Apr 24, 2013

Contemplating

Today I had the opportunity to join some neighborhood friends and go to the zoo with our kiddos. It was a beautiful day with perfect weather and just the right sun. It was even more fun because the animals seemed to enjoy the day too.

As we were walking through the zoo, I enjoyed having the opportunity to just focus on my kids. I didn't have technology to distract me, chores that were begging to be done, or other items on the "to do" list that were anxiously competing for my attention.

But it also gave me more time to think about them. The innocence they have. How pure they are. How perfect their little minds are. They are learning constantly. Like my post yesterday, they are sponges. They are eagerly waiting to soak in new things. It is our job, to provide them the atmosphere to become the amazing little things they can be.

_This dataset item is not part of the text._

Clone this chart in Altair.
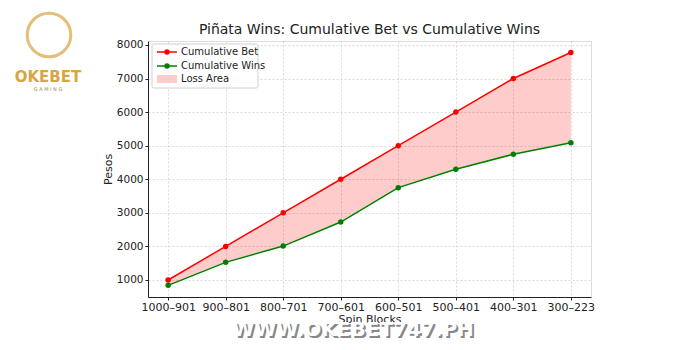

The event that really got me thinking, was when we went to see the gorillas. The zoo has a mom, dad, and baby. As the baby slept, the parents fought. Many of the visitors followed the gorillas back and forth from room to room. I have to admit, I did too! It seemed funny. Harmless. The female continually swung her blanket at the male as his frustration just grew. He occasionally swatted at her and she would quickly climb to where he could not get to her. Then a few moments later it would begin again. I had not thought about how it could appear to my sweet children.  As I held Bug, she smiled and pointed to the gorillas as they went back and forth; however, I soon realized that my ignorance was impacting Snuggles. He had quickly found my side and snuggled in, head turned away from the gorillas. I put him on my knee and held him so he could see. He covered his eyes... I then realized that my sweet little boy could feel the contention being emulated from these animals. I quickly gathered our things, and walked out the door.

Some would say that we need to not shelter our children. They should experience the harsh realities of this world. I would say, it is our responsibility as parents, adults, and authority figures to provide safe environments for the children around us. I was grateful that the contention made him uncomfortable. It shows it is foreign. He does not experience that. I pray that it stays that way.

That was my thought for the day... If things are foreign, uncommon, uncomfortable; our children will steer away from those things. Those things that we don't want them doing, they will not want to do. Not to say that as they get older, there should not be conversations about those things, because there should be. But if it is not acceptable, it should not be in the home.